The Gentle Birth Book: Practical Guide to LeBoyer Family-Centered Delivery by Nancy Berezin, Pocket Books, 1980

Reviewed by John A. Speyrer

This book, which unfortunately is no longer in print, is an interesting, well-written analysis of French obstetrician Frederick LeBoyer's contributions to immediate post-birth neo-natal care.

After having experienced an unhappy aftermath of the birth of her daughter, the author, a journalist, was assigned to write an article about gentle childbirth. At first she was skeptical, but later she became so thoroughly convinced of the merits of LeBoyer's philosophy of childbirth that she decided to write The Gentle Birth Book. That she has succeeded admirably in conveying to others her excitement and enthusiasm soon becomes evident to the reader.

In discussing birth from the baby's viewpoint, the author provides evidence that the newborn is a sentient vulnerable person. She includes quotations from Dr. Arthur Janov's The Primal Scream and Primal Man:The New Consciousness to show how the pain of birth may be repressed and defended against with subsequent neurosis.

In Chapter 3, Berezin recounts the story of Dr. LeBoyer, who joined the concept that babies could feel with the position that they should be relieved of the pains of their birth. During his psychoanalysis, LeBoyer claimed to have re-experienced aspects of his own birth. In 1975, he wrote Birth Without Violence.

The main key to his understanding how immediate post-birth care could prevent future suffering was that new findings in neurology suggested that the time period immediately following a trauma could be used to nullify the effects of that trauma. Something could be done to prevent the effects of the trauma from becoming a fixed memory. By changing the environment after birth, LeBoyer reasoned that perhaps later neurosis could be prevented. By analyzing all aspects of post-birth infantile experiences, he decided that a more gentle handling of the newborn might provide the necessary means of reducing the infant's agony.

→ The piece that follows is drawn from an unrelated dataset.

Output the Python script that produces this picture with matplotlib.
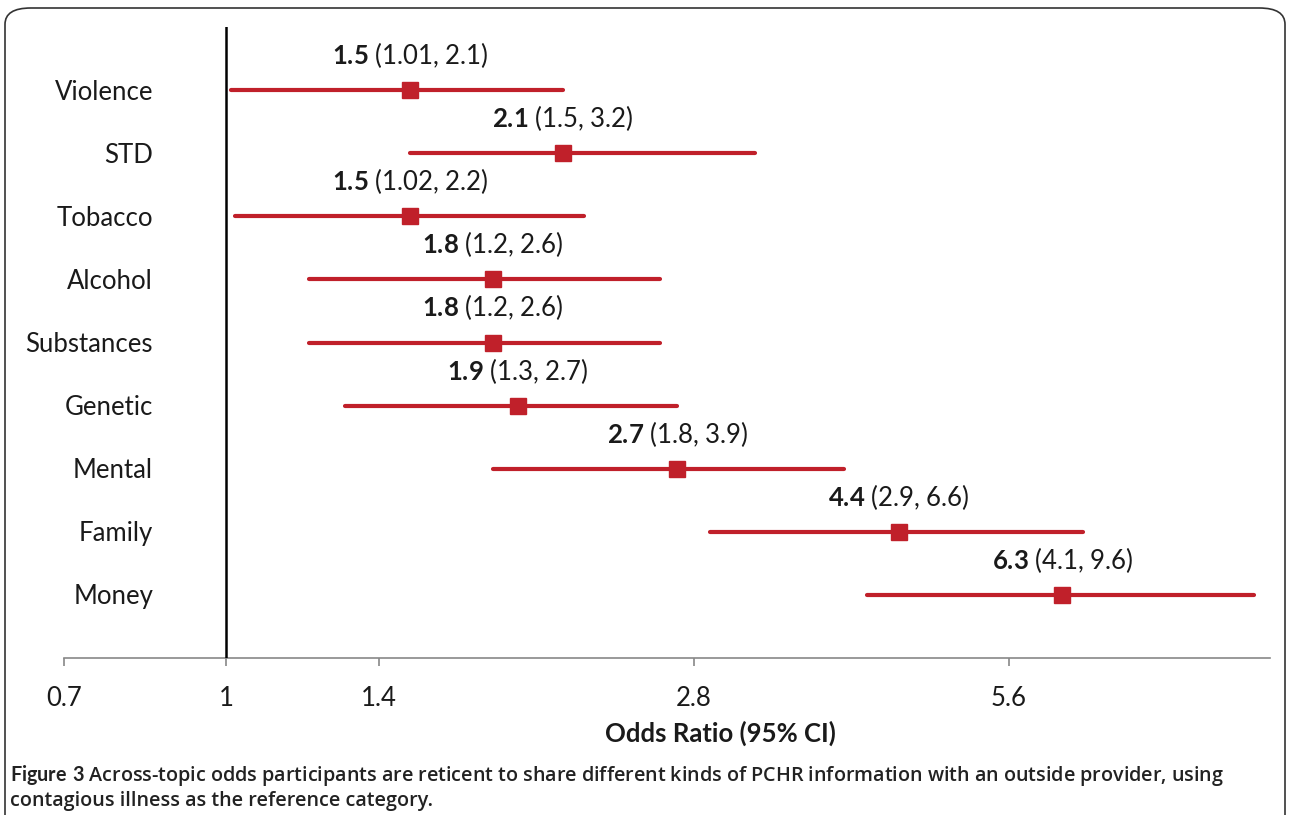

Gentle birth consists of the following elements:

  • A family-centered birth experience with no unnecessary medical intervention.
  • Natural childbirth classes and little use of pain killers during delivery.
  • A darkened, unair-conditioned room for delivery.
  • Delayed cutting of the umbilical cord until it stops pulsating.
  • Placing of the newborn on its mother's abdomen for drainage of mucous and for skin contact.
  • Gentle hand massage of the infant and the use of a body temperature bath.
  • Early (almost immediate) nursing.
  • Extended parent-infant contact during the hospital stay.

The book goes into a detailed analysis of each of the above elements, with the remainder of the book focusing on the attributes of the LeBoyer babies and hints for finding a sympathetic obstetrician.

The only study of the LeBoyer babies was made in France. Intelligence tests indicated more rapid development of motor skills with an unexplained ambidexterity. Toilet training and self-feeding were advanced; however, speech development was at normal rates. There were few complaints from mothers of colic and irritable crying in their gentle birthed infants.

The author concludes by emphasizing that since safe and relatively painless deliveries are realities at the present time, caring for the newborn itself should be the only real issue. The techniques described are only a means to this end, she stresses, and gentle birth in actuality is really a state of mind. Highly recommended reading.